Daughter, son in law and most importantly the 2 lights of my life. Granddaughter and Grandson both " helping " me to open more presents ( socks again).

Today's lows...........
Leicester Tigers losing to Saracens.
A phone call from my sister late this afternoon to tell me her father, my step father was in our local LOROS hospice ( charity run end of life hospice) . I went to comfort my sister and say goodbye to a man who played a huge part in my life. I fear he will pass shortly.

Why have I posted this?

Not for comments or sympathy.

There are highs and lows, not just on glucose monitors, but everywhere in life.

Take care all and remember it's not all about diabetes.
 
High - getting a very excited child to bed tonight.

Low - the A303 on the drive to granny!

Happy birthday, if I'd known I'd have sent socks. :D
 
Re your stepfather, @therower , my aunt died recently at 80 from a heart attack. My dad is a bit wound up about this - his dad died from a heart attack, then his sister, he had a stent operation a while ago.
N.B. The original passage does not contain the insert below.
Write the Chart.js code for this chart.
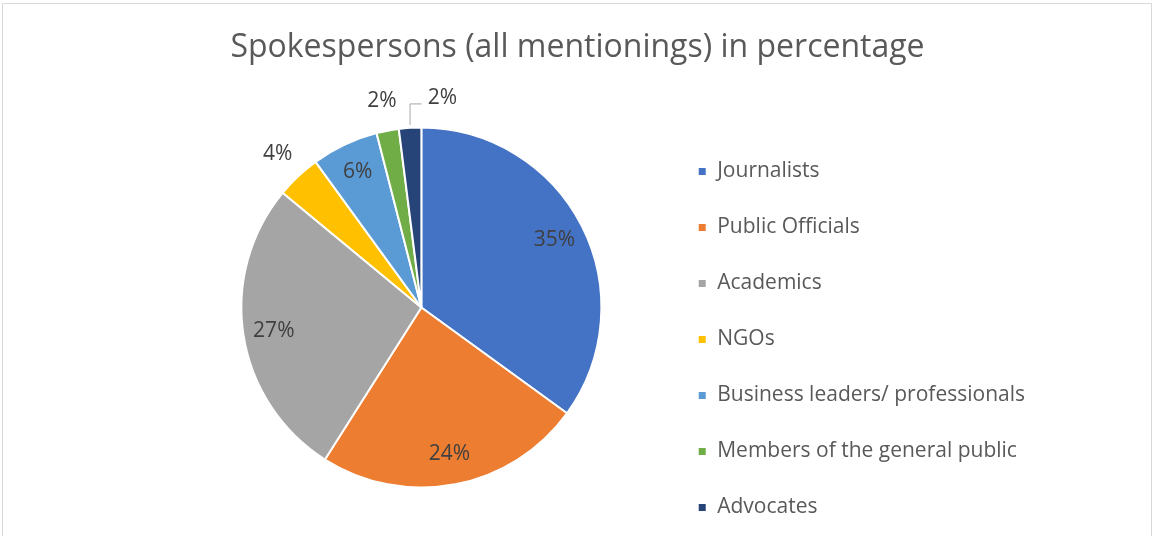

Both my folks are quite active for their ages - both approaching 80 - mum still tends her garden, dad potters around on his boat - but I get the sense that they're both aware of their impending mortality.

I get a sense also that they've come to terms with that, and all they want to know is that their kin, me at 50, my sister at 46, and my sister's kids at around 20 are happy in their lives. I've made a point of reassuring them that I'm happy in my job, my T1 isn't causing me any grief etc.

I've not thought a lot about my eventual death, I'm planning on sticking around for a while, but I know that I'll be ok with it if I know that those close to me are doing ok. That's all that anyone wants: knowing that when they check out, those close to them are safe and well.
 
Hi @Scott-C . Wise words indeed. Yesterday wasn't about me and my diabetes.
As you say it's about so much more. When I went to see him, bearing in mind I haven't seen him for a long time and things in the past were not idyllic at times, I just felt he had a right to know certain things, untold feelings I guess.
I reminisced about the old times and for a short space of time he opened his eyes and it felt like he wanted squeeze my hand and somehow communicate. I'll take it as positive and hope that in those few moments he realised how much of an impact he had had in my early life. Impacts that have made me who I am. Impacts I am eternally grateful for.

A Merry Christmas to you and all your family.